Four Long-Term Risks Facing Apple
Yesterday BTIG downgraded Apple from a "buy" to "neutral." But the reason it gave is just one concern facing the tech leader.
Apple did issue a non-dilution buyback, which I think is fine. Personally, I prefer to see buybacks on stocks as an aggression play against severe undervaluation or to counter a short-term negative catalyst. So in my view, an Apple buyback would have been much better during the summer of 2006 when Steve Jobs was embroiled in the stock option back-dating scandal or during the 2008/09 period when the stock was egregiously undervalued.
Anyway, I say enough of all this dividend talk, and with the stock right back to the $600 level plus, I want to talk about the real risks I see facing the company.
1. Going ever more proprietary -- A primary risk I've previously stated is Apple "moving to proprietary chip" technology. This is directly related to the company's core chip technology, but I see this now potentially moving into the Flash space. Essentially, Apple is telling the whole semi industry that it is willing to cut them out and it has a history of doing so already. The more I look at Apple Anobit's deal, the more I think the next major area where Apple is going to try and squeeze out margin is in Flash. If I'm senior management at a leading semi shop I would make it a priority to ensure that competitive platforms to Apple excel. And in fact, I believe this has been a key reason why Android (GOOG) and now Windows 8 (MSFT) designs are seeing the pace of innovation and support they're seeing (from the semis).
2. Flash/SSD margins -- Numero two is connected to the prior risk, Flash/SSD reselling margins. One of the primary drivers of margin for Apple in the iPhone and iPad is its ability to upcharge for more memory. Apple garners a huge margin for reselling Flash/memory. Specifically, reselling the incremental SSD in each iPad with more memory.

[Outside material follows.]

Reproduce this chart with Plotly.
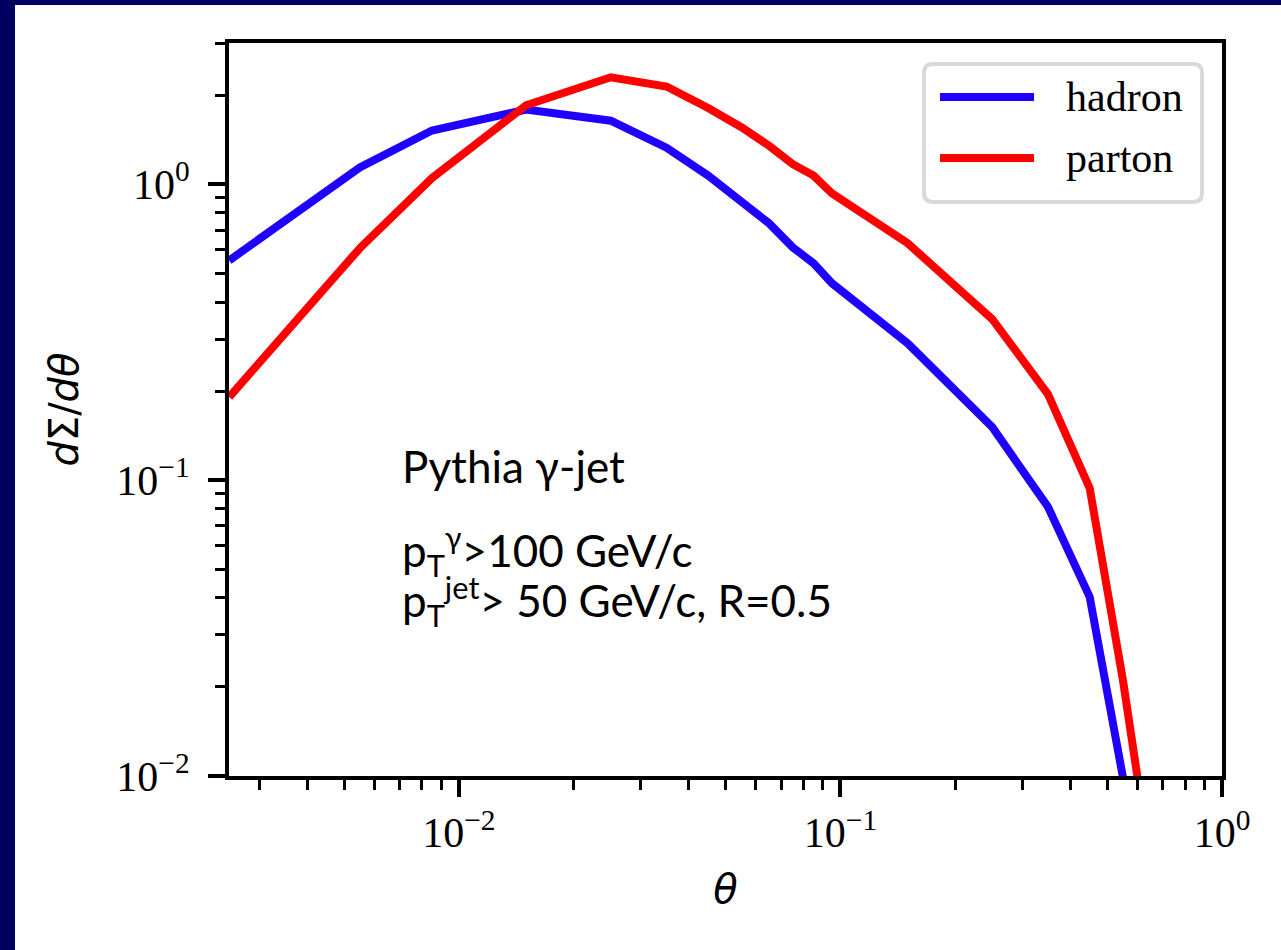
import plotly.graph_objects as go
import math

# ---------------- data ----------------
theta = [0.0025, 0.0055, 0.0085, 0.015, 0.025, 0.035, 0.045, 0.055, 0.065,
         0.075, 0.085, 0.095, 0.15, 0.25, 0.35, 0.45, 0.55, 0.65]
hadron = [0.553, 1.14, 1.52, 1.79, 1.64, 1.33, 1.07, 0.869, 0.738,
          0.612, 0.541, 0.463, 0.290, 0.151, 0.0811, 0.0403, 0.0099, 0.002]
parton = [0.191, 0.608, 1.05, 1.85, 2.30, 2.14, 1.81, 1.56, 1.35,
          1.17, 1.07, 0.932, 0.632, 0.350, 0.195, 0.094, 0.0211, 0.005]
series_names = ["hadron", "parton"]
series_colors = ["#1f00ff", "#ff0000"]

x_major = [0.01, 0.1, 1.0]
x_major_text = ["10<sup>\u22122</sup>", "10<sup>\u22121</sup>", "10<sup>0</sup>"]
y_major = [0.01, 0.1, 1.0]
y_major_text = ["10<sup>\u22122</sup>", "10<sup>\u22121</sup>", "10<sup>0</sup>"]

info_lines = ["Pythia \u03b3-jet",
              "p<sub>T</sub><sup>\u03b3</sup>>100 GeV/c",
              "p<sub>T</sub><sup>jet</sup>> 50 GeV/c, R=0.5"]

# ---------------- layout geometry (pixels) ----------------
W, H = 1281, 950
L, R, T, B = 229, 1222, 43, 776
NAVY = "#00005f"

def px(x):
    return (x - L) / (R - L)

def py(y):
    return (B - y) / (B - T)

x_minor = [k * 10.0 ** e for e in (-3, -2, -1) for k in range(2, 10)]
x_minor = [v for v in x_minor if v > 0.0025]
y_minor = [k * 10.0 ** e for e in (-2, -1, 0) for k in range(2, 10)]
y_minor = [v for v in y_minor if v <= 3.0]

fig = go.Figure()
for name, vals, col in zip(series_names, [hadron, parton], series_colors):
    fig.add_trace(go.Scatter(x=theta, y=vals, mode="lines", name=name,
                             line=dict(color=col, width=8), showlegend=False))

tickfont = dict(family="Liberation Serif, Times New Roman, serif", size=42, color="black")

fig.update_xaxes(type="log", range=[math.log10(0.0025) - 0.0005, 0],
                 showgrid=False, zeroline=False,
                 showline=True, linecolor="black", linewidth=4, mirror=True,
                 ticks="outside", ticklen=17, tickwidth=3.5, tickcolor="black",
                 tickvals=x_major, ticktext=x_major_text, tickfont=tickfont,
                 minor=dict(tickvals=x_minor, ticks="outside", ticklen=10,
                            tickwidth=2.5, tickcolor="black", showgrid=False),
                 title=dict(text="<i>\u03b8</i>", standoff=21,
                            font=dict(family="DejaVu Sans", size=40, color="black")))
fig.update_yaxes(type="log", range=[-2, math.log10(3.0) + 0.0005],
                 showgrid=False, zeroline=False,
                 showline=True, linecolor="black", linewidth=4, mirror=True,
                 ticks="outside", ticklen=17, tickwidth=3.5, tickcolor="black",
                 tickvals=y_major, ticktext=y_major_text, tickfont=tickfont,
                 ticklabelstandoff=10,
                 minor=dict(tickvals=y_minor, ticks="outside", ticklen=10,
                            tickwidth=2.5, tickcolor="black", showgrid=False),
                 title=dict(text="<i>d</i>\u03a3/<i>d\u03b8</i>", standoff=26,
                            font=dict(family="DejaVu Sans", size=40, color="black")))

shapes = []
# slide background strips
shapes.append(dict(type="rect", xref="paper", yref="paper", layer="below",
                   x0=px(0), x1=px(15), y0=py(H), y1=py(0),
                   fillcolor=NAVY, line=dict(width=0)))
shapes.append(dict(type="rect", xref="paper", yref="paper", layer="below",
                   x0=px(0), x1=px(W), y0=py(5), y1=py(0),
                   fillcolor=NAVY, line=dict(width=0)))

# legend box with rounded corners
lx0, lx1, ly0, ly1, rr = 924, 1202, 64, 202, 9
path = (f"M {px(lx0+rr)},{py(ly0)} L {px(lx1-rr)},{py(ly0)} "
        f"Q {px(lx1)},{py(ly0)} {px(lx1)},{py(ly0+rr)} "
        f"L {px(lx1)},{py(ly1-rr)} Q {px(lx1)},{py(ly1)} {px(lx1-rr)},{py(ly1)} "
        f"L {px(lx0+rr)},{py(ly1)} Q {px(lx0)},{py(ly1)} {px(lx0)},{py(ly1-rr)} "
        f"L {px(lx0)},{py(ly0+rr)} Q {px(lx0)},{py(ly0)} {px(lx0+rr)},{py(ly0)} Z")
shapes.append(dict(type="path", xref="paper", yref="paper", path=path,
                   fillcolor="white", line=dict(color="#d9d9d9", width=4)))
legend_rows = [97, 158]
annotations = []
for name, col, yy in zip(series_names, series_colors, legend_rows):
    shapes.append(dict(type="line", xref="paper", yref="paper",
                       x0=px(940), x1=px(1034), y0=py(yy), y1=py(yy),
                       line=dict(color=col, width=8)))
    annotations.append(dict(xref="paper", yref="paper", x=px(1064), y=py(yy),
                            xanchor="left", yanchor="middle", showarrow=False,
                            text=name,
                            font=dict(family="Liberation Serif, Times New Roman, serif",
                                      size=42, color="black")))

info_font = dict(family="Lato, Liberation Sans", size=44, color="black")
for txt, yy in zip(info_lines, [466, 551, 601]):
    annotations.append(dict(xref="paper", yref="paper", x=px(400), y=py(yy),
                            xanchor="left", yanchor="middle", showarrow=False,
                            text=txt, font=info_font))

fig.update_layout(width=W, height=H,
                  margin=dict(l=L, r=W - R, t=T, b=H - B, autoexpand=False),
                  paper_bgcolor="white", plot_bgcolor="white",
                  shapes=shapes, annotations=annotations, showlegend=False)

fig.write_html("out.html",
               config={"displayModeBar": False},
               post_script="document.body.style.margin='0px';"
                           "document.body.style.overflow='hidden';")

The 16GB iPad is priced at $529 vs. the 64GB at $729. Of that $200 difference, Apple is keeping a huge percentage of it in profit; likely around half or more. Ditto for the iPhone. At some point, the amount of upcharge (or margin) for reselling Flash could become more constrained.
3. Carrier subsidies -- This has long been talked about as an issue. I remember when AT&T (T) started selling the first iPhone, and many were speculating how long the "very premium" subsidy would last. That was 2007 and I don't think anyone, myself included, thought Apple would maintain the level of subsidy. Most likely, this won't change until something else has cracked first. This could be competition, a technology disruption, or a mix of things. But in other words, the subsidy won't be the first warning shot if it gets cut.
4. Competition, specifically Ultrabooks? -- I could just mention these competition broadly. However, thus far Apple has seen Android smartphones go from zero to over 50%. They have also seen Android tablets take about 40% of the market, at least in Q4 of last year. Moreover, aside from those two areas, I can't think of a product line in which Apple has not continued to meet even high expectations of meaningful share gain -- especially industry profit share. And even with regard to phones and tablets, Apple has held or increased share, and that is the key -- holding and/or increasing share. In my view, for competition to hurt Apple's bottom line, it will need to take share. Enter Ultrabooks? Will Ultrabooks be an area to start slowing Apple's share take? In laptops? With the MacBook Air? How about iPads?
I could be wrong, but I see the Ultrabook wave coming, and its going to hit Apple somewhere. Gun to head, I'm thinking this could slow Apple's share take in at least one of the three areas above, if not more.
Is the above enough to materially harm Apple's stock performance? To me it's too early to call. However, I'm prepared to act -- armed with my thesis and the key product areas I'll be watching.